Anyway, time is equally valuable to all of us, so I will waste yours no
longer. Back to the 'manpages', and my ultimate quest... to write a program
that can take the most basic question, search through perldocs and give a
civil, accessible (to non-programmers) answer without getting its cyber
knickers in a twist. Don't hold your breath :)

Adam




------------------------------

Date: Sun, 31 Dec 2000 17:53:16 GMT
From: marc@oscar.noc.cv.net (Marc Spitzer)
Subject: Re: bitwise operation to find the inversion of a color
Message-Id: <slrn94usb9.sf3.marc@oscar.noc.cv.net>

In article <XQJ36.47359$_h.306313@NewsReader>, Adam T Walton wrote:
>Message received and understood, Tad. My intention wasn't to start a flaming
>war, merely to point out that sometimes, in my experience, the 'manpages'
>add to my confusion rather than relieve it... I don't think I am the only
>person who has been intimidated by the documentation. I am aware that this
>is down to my own lack of experience (but not, necessarily, stupidity) and
>do my best to improve every day. Is it forbidden to ask a question here if
>you can't find an answer you can understand in the documentation?

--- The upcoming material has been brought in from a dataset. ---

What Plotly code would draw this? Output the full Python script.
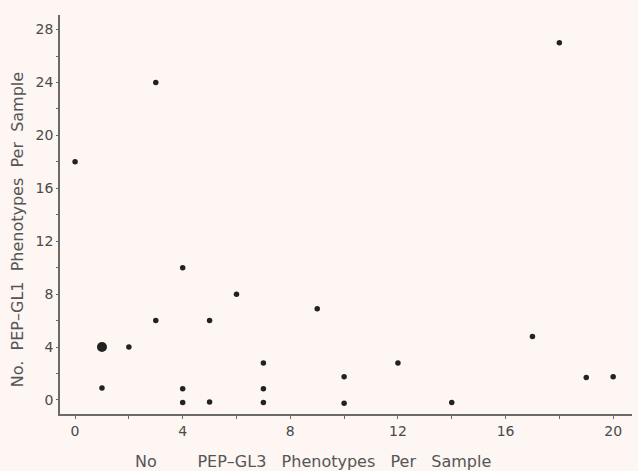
import plotly.graph_objects as go

# Data
pep_gl3 = [0, 3, 18, 4, 6, 3, 5, 9, 2, 17, 12, 7, 10, 19, 20, 1, 4, 7, 4, 5, 7, 10, 14]
pep_gl1 = [18, 24, 27, 10, 8, 6, 6, 6.9, 4, 4.8, 2.8, 2.8, 1.75, 1.7, 1.75, 0.9, 0.85, 0.85,
           -0.2, -0.15, -0.2, -0.25, -0.2]
big_x = [1]
big_y = [4]

x_tickvals = [0, 4, 8, 12, 16, 20]
y_tickvals = [0, 4, 8, 12, 16, 20, 24, 28]

NB = "\u00a0"
x_title = "No" + NB * 8 + "PEP\u2013GL3" + NB * 3 + "Phenotypes" + NB * 3 + "Per" + NB * 3 + "Sample"
y_title = "No." + NB * 2 + "PEP\u2013GL1" + NB * 2 + "Phenotypes" + NB * 2 + "Per" + NB * 2 + "Sample"

bg = "#fdf6f3"
ink = "#222222"
axis_col = "#6a6a6a"
font = "DejaVu Sans"

fig = go.Figure()
fig.add_trace(go.Scatter(x=pep_gl3, y=pep_gl1, mode="markers",
                         marker=dict(size=5.5, color=ink), showlegend=False))
fig.add_trace(go.Scatter(x=big_x, y=big_y, mode="markers",
                         marker=dict(size=10, color=ink), showlegend=False))

fig.update_layout(
    width=638, height=471,
    paper_bgcolor=bg, plot_bgcolor=bg,
    margin=dict(l=60, r=6, t=15, b=57),
    font=dict(family=font, size=14, color="#4a4a4a"),
    xaxis=dict(range=[-0.56, 20.7], tickvals=x_tickvals, showgrid=False, zeroline=False,
               automargin=False,
               showline=True, linecolor=axis_col, linewidth=1.5,
               ticks="outside", ticklen=3, tickcolor=axis_col,
               minor=dict(dtick=2, tick0=0, ticks="outside", ticklen=3, tickcolor=axis_col),
               tickfont=dict(size=14, color="#4a4a4a")),
    yaxis=dict(range=[-1.06, 29.1], tickvals=y_tickvals, showgrid=False, zeroline=False,
               automargin=False,
               showline=True, linecolor=axis_col, linewidth=1.5,
               ticks="outside", ticklen=2, tickcolor=axis_col,
               minor=dict(dtick=2, tick0=0, ticks="outside", ticklen=2, tickcolor=axis_col),
               tickfont=dict(size=14, color="#4a4a4a")),
    annotations=[
        dict(text=x_title, xref="paper", yref="paper", x=0.442, y=-0.12,
             xanchor="center", yanchor="middle", showarrow=False,
             font=dict(size=16, color="#555555")),
        dict(text=y_title, xref="paper", yref="paper", x=-0.075, y=0.461,
             xanchor="center", yanchor="middle", showarrow=False, textangle=-90,
             font=dict(size=16, color="#555555")),
    ],
)

fig.write_html("out.html", config={"displayModeBar": False},
               post_script="document.body.style.margin='0';document.body.style.background='#fdf6f3';")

try this when the docs confuse you and you feel the need to post:
1: reread everything and think about it some more
2: when you post follow this 3 step procedure:
2.1: state clearly what docs/faqs/books you have used to resolve this
problem.
2.2: state clearly what does not make sence to you.
2.3: do not complain about the answers you get if you think
they are not polite enough.  REMEMBER you are asking for free
help, this is like asking for free leagle advice from a lawyer.


>
>re: your point that Abigail (and many others) must wade through a vast
>amount of pointless postings, I would contend that anyone whose time is as
>precious, and expertise as valuable, as Abigail's, would surely vet which
>postings to read and offer consideration to. My subject line made it quite
>clear what I was asking, there was no need for her to respond in such an
>undecorous way.

Abigail donates her time to help people for free who are asking for it.
perhaps (s)?he is not the most polite person in the world, if this is
true so what.  Her answers seem to be directly proportional to the 
amount of work, that was demonstrated in the post, that was put in to
the orignal question as far as help goes.
 

>
>I have knowledge in many fields, and in the course of my work (which isn't
>computing related) I am called upon to advise regularly... in the
>non-usenet, #real# world people who ask for help are generally treated with
>respect, not disdain... I don't see why things should be different here. The
>argument that "this is the way it's always been, get used to it" doesn't
>hold any water... if that was the case, humankind's ancestors would never
>have climbed out of the sea... fire wouldn't have been 'invented'... we
>wouldn't be sitting here having this discussion etc etc

In the real world, are these people customers/clients of yours(past, present
, future)?  Are these people you have regular contact with? 

>
>Anyway, time is equally valuable to all of us, so I will waste yours no
>longer. Back to the 'manpages', and my ultimate quest... to write a program
>that can take the most basic question, search through perldocs and give a
>civil, accessible (to non-programmers) answer without getting its cyber
>knickers in a twist. Don't hold your breath :)
>

good luck

marc


>Adam
>
>


------------------------------

Date: Sun, 31 Dec 2000 11:17:43 -0500
From: tadmc@metronet.com (Tad McClellan)
Subject: Re: bitwise operation to find the inversion of a color
Message-Id: <slrn94un17.alo.tadmc@magna.metronet.com>

Adam T Walton <adam.walton@btconnect.com> wrote:
>Message received and understood, Tad. My intention wasn't to start a flaming
>war, merely to point out that sometimes, in my experience, the 'manpages'
>add to my confusion rather than relieve it... I don't think I am the only
>person who has been intimidated by the documentation. 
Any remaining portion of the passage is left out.